## TASK PROMPT
Tally up how many lines in the listing below contain the string "this", and give only the total.

(Figure scripts)

┌────────

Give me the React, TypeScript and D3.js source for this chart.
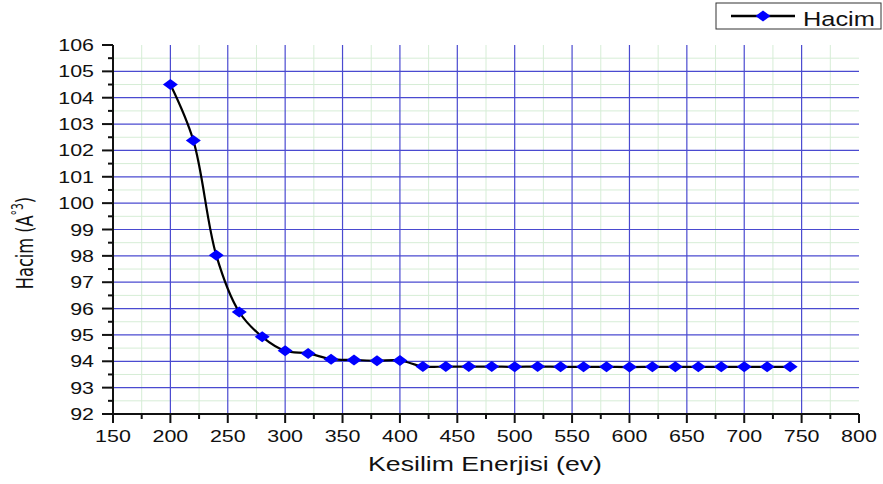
import React from "react";
import * as d3 from "d3";

// Cut-off energy (eV) and resulting cell volume (Å^3)
const energies = [200, 220, 240, 260, 280, 300, 320, 340, 360, 380, 400, 420, 440, 460, 480, 500, 520, 540, 560, 580, 600, 620, 640, 660, 680, 700, 720, 740];
const volumes = [104.5, 102.38, 98.02, 95.87, 94.93, 94.4, 94.3, 94.08, 94.05, 94.02, 94.03, 93.8, 93.8, 93.8, 93.8, 93.79, 93.8, 93.79, 93.79, 93.79, 93.78, 93.79, 93.79, 93.79, 93.79, 93.79, 93.79, 93.79];

const xTicks = [150, 200, 250, 300, 350, 400, 450, 500, 550, 600, 650, 700, 750, 800];
const yTicks = [92, 93, 94, 95, 96, 97, 98, 99, 100, 101, 102, 103, 104, 105, 106];

const W = 883;
const H = 484;
const FONT = "'Liberation Sans', Arial, sans-serif";
// Text in this figure is drawn horizontally widened
const WIDEN = 1.3;

export default function App() {
  const x = d3.scaleLinear().domain([150, 800]).range([113, 859]);
  const y = d3.scaleLinear().domain([92, 106]).range([414, 45]);

  const xMinor = d3.range(175, 800, 50);
  const yMinor = d3.range(92.5, 106, 1);

  const pts = energies.map((e, i) => [x(e), y(volumes[i])] as [number, number]);
  const line = d3.line().curve(d3.curveCatmullRom.alpha(0.5))(pts) || "";

  const diamond = (cx: number, cy: number, w = 7.5, h = 5.5) =>
    `M${cx - w},${cy}L${cx},${cy - h}L${cx + w},${cy}L${cx},${cy + h}Z`;

  const x0 = x(150);
  const x1 = x(800);
  const y0 = y(92);
  const yTop = y(106);

  const wideText = (tx: number, ty: number, s: string | number, size: number, anchor: string) => (
    <text transform={`translate(${tx},${ty}) scale(${WIDEN},1)`} fontSize={size} textAnchor={anchor} fill="#111">{s}</text>
  );

  return (
    <svg width={W} height={H} style={{ position: "absolute", left: 0, top: 0, background: "#fff" }} fontFamily={FONT}>
      {/* minor grid */}
      {xMinor.map((v) => (
        <line key={"xm" + v} x1={x(v)} x2={x(v)} y1={y0} y2={yTop} stroke="#d6edd6" strokeWidth={1} />
      ))}
      {yMinor.map((v) => (
        <line key={"ym" + v} x1={x0} x2={x1} y1={y(v)} y2={y(v)} stroke="#d6edd6" strokeWidth={1} />
      ))}
      {/* major grid */}
      {xTicks.filter((v) => v > 150 && v < 800).map((v) => (
        <line key={"xg" + v} x1={x(v)} x2={x(v)} y1={y0} y2={yTop} stroke="#4a4ad0" strokeWidth={1.2} />
      ))}
      {yTicks.filter((v) => v > 92 && v < 106).map((v) => (
        <line key={"yg" + v} x1={x0} x2={x1} y1={y(v)} y2={y(v)} stroke="#4a4ad0" strokeWidth={1.2} />
      ))}

      {/* axes */}
      <line x1={x0} x2={x0} y1={y0 + 1} y2={yTop} stroke="#111" strokeWidth={2} />
      <line x1={x0 - 1} x2={x1} y1={y0} y2={y0} stroke="#111" strokeWidth={2} />
      {xTicks.map((v) => (
        <g key={"xt" + v}>
          <line x1={x(v)} x2={x(v)} y1={y0} y2={y0 + 9} stroke="#111" strokeWidth={2} />
          {wideText(x(v), 442, v, 16.5, "middle")}
        </g>
      ))}
      {xMinor.map((v) => (
        <line key={"xmt" + v} x1={x(v)} x2={x(v)} y1={y0} y2={y0 + 5} stroke="#111" strokeWidth={2} />
      ))}
      {yTicks.map((v) => (
        <g key={"yt" + v}>
          <line x1={x0 - 11} x2={x0} y1={y(v)} y2={y(v)} stroke="#111" strokeWidth={2} />
          {wideText(94, y(v) + 6, v, 16.5, "end")}
        </g>
      ))}
      {yMinor.map((v) => (
        <line key={"ymt" + v} x1={x0 - 5} x2={x0} y1={y(v)} y2={y(v)} stroke="#111" strokeWidth={2} />
      ))}

      {/* series */}
      <path d={line} fill="none" stroke="#000" strokeWidth={2.2} />
      {pts.map(([cx, cy], i) => (
        <path key={"p" + i} d={diamond(cx, cy)} fill="#0000ff" />
      ))}

      {/* axis titles */}
      {wideText(485, 471, "Kesilim Enerjisi (ev)", 20.5, "middle")}
      <text transform={`translate(33,243) scale(${WIDEN},1) rotate(-90)`} fontSize={18} textAnchor="middle" fill="#111"
        fontFamily="'Liberation Sans Narrow', 'DejaVu Sans Condensed', sans-serif">
        Hacim (A<tspan fontSize={12} dy={-8}>°3</tspan><tspan dy={8}>)</tspan>
      </text>

      {/* legend */}
      <rect x={716} y={3} width={165} height={26} fill="#fff" stroke="#333" strokeWidth={1} />
      <line x1={731} x2={795} y1={16} y2={16} stroke="#000" strokeWidth={2.4} />
      <path d={diamond(763, 16)} fill="#0000ff" />
      {wideText(803, 26, "Hacim", 19.5, "start")}
    </svg>
  );
}
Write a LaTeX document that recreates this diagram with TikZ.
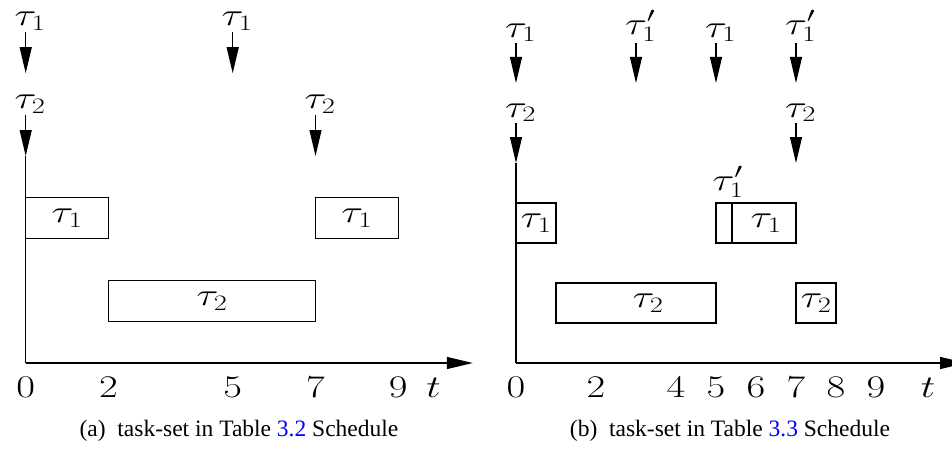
\RequirePackage{fix-cm}
\documentclass[tikz,border=0pt]{standalone}
\usepackage{fontspec}
\usepackage{graphicx}
\usetikzlibrary{arrows.meta}
\newfontfamily\capfont{Liberation Serif}
% the figure is stretched sideways, so is its text
\newcommand{\stretchx}[1]{\scalebox{1.29}[1]{#1}}

\begin{document}
\begin{tikzpicture}[x=1pt,y=1pt,
    lbl/.style={font=\fontsize{31.5}{36}\selectfont,inner sep=1pt},
    tick/.style={lbl,anchor=base,yshift=-34pt},
    rlbl/.style={lbl,anchor=south,xshift=4.5pt},
    job/.style={draw,line width=1.2pt},
    rel/.style={-{Triangle[length=26pt,width=12pt]},line width=1.2pt},
    subcap/.style={font=\capfont\fontsize{23.5}{28}\selectfont,anchor=base}]
    \useasboundingbox (0,0) rectangle (952,448);

    % (a) schedule
    \begin{scope}[shift={(25.7,85)},x=41.4pt,y=41.4pt]
        \coordinate (ao) at (0,0);
        \coordinate (ay) at (0,5);
        \coordinate (ax) at (10.8,0);
        \draw[line width=1.2pt] (ao) -- (ay);
        \draw[rel] (ao) -- (ax);

        \foreach \x in {0,2,5,7,9}
            \node[tick] (at\x) at (\x,0) {\stretchx{$\x$}};
        \node[tick] (att) at (9.85,0) {\stretchx{$t$}};

        \foreach \x in {0,5} {
            \coordinate (ars\x) at (\x,8);
            \coordinate (are\x) at (\x,7);
            \node[rlbl] (arl\x) at (ars\x) {\stretchx{$\tau_1$}};
            \draw[rel] (ars\x) -- (are\x);
        }
        \foreach \x in {0,7} {
            \coordinate (brs\x) at (\x,6);
            \coordinate (bre\x) at (\x,5);
            \node[rlbl] (brl\x) at (brs\x) {\stretchx{$\tau_2$}};
            \draw[rel] (brs\x) -- (bre\x);
        }

        \draw[job] (0,3) rectangle (2,4);
        \node[lbl] (aj1) at (1,3.5) {\stretchx{$\tau_1$}};
        \draw[job] (2,1) rectangle (7,2);
        \node[lbl] (aj2) at (4.5,1.5) {\stretchx{$\tau_2$}};
        \draw[job] (7,3) rectangle (9,4);
        \node[lbl] (aj3) at (8,3.5) {\stretchx{$\tau_1$}};
    \end{scope}

    % (b) schedule
    \begin{scope}[shift={(516,85)},x=40pt,y=40pt]
        \coordinate (bo) at (0,0);
        \coordinate (by) at (0,5);
        \coordinate (bx) at (11.25,0);
        \draw[line width=1.2pt] (bo) -- (by);
        \draw[rel] (bo) -- (bx);

        \foreach \x in {0,2,4,5,6,7,8,9}
            \node[tick] (bt\x) at (\x,0) {\stretchx{$\x$}};
        \node[tick] (btt) at (10.3,0) {\stretchx{$t$}};

        \foreach \x/\lab in {0/{\tau_1},3/{\tau_1'},5/{\tau_1},7/{\tau_1'}} {
            \coordinate (crs\x) at (\x,8);
            \coordinate (cre\x) at (\x,7);
            \node[rlbl] (crl\x) at (crs\x) {\stretchx{$\lab$}};
            \draw[rel] (crs\x) -- (cre\x);
        }
        \foreach \x in {0,7} {
            \coordinate (drs\x) at (\x,6);
            \coordinate (dre\x) at (\x,5);
            \node[rlbl] (drl\x) at (drs\x) {\stretchx{$\tau_2$}};
            \draw[rel] (drs\x) -- (dre\x);
        }

        \draw[job] (0,3) rectangle (1,4);
        \node[lbl] (bj1) at (0.5,3.5) {\stretchx{$\tau_1$}};
        \draw[job] (1,1) rectangle (5,2);
        \node[lbl] (bj2) at (3.3,1.5) {\stretchx{$\tau_2$}};
        \draw[job] (5,3) rectangle (5.4,4);
        \node[lbl,anchor=south] (bj3) at (5.3,4.1) {\stretchx{$\tau_1'$}};
        \draw[job] (5.4,3) rectangle (7,4);
        \node[lbl] (bj4) at (6.25,3.5) {\stretchx{$\tau_1$}};
        \draw[job] (7,1) rectangle (8,2);
        \node[lbl] (bj5) at (7.5,1.5) {\stretchx{$\tau_2$}};
    \end{scope}

    \node[subcap] (capa) at (239,12) {(a)\ \ task-set in Table \textcolor{blue}{3.2} Schedule};
    \node[subcap] (capb) at (730,12) {(b)\ \ task-set in Table \textcolor{blue}{3.3} Schedule};
\end{tikzpicture}
\end{document}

└────────

## EXERCISE RESULT
3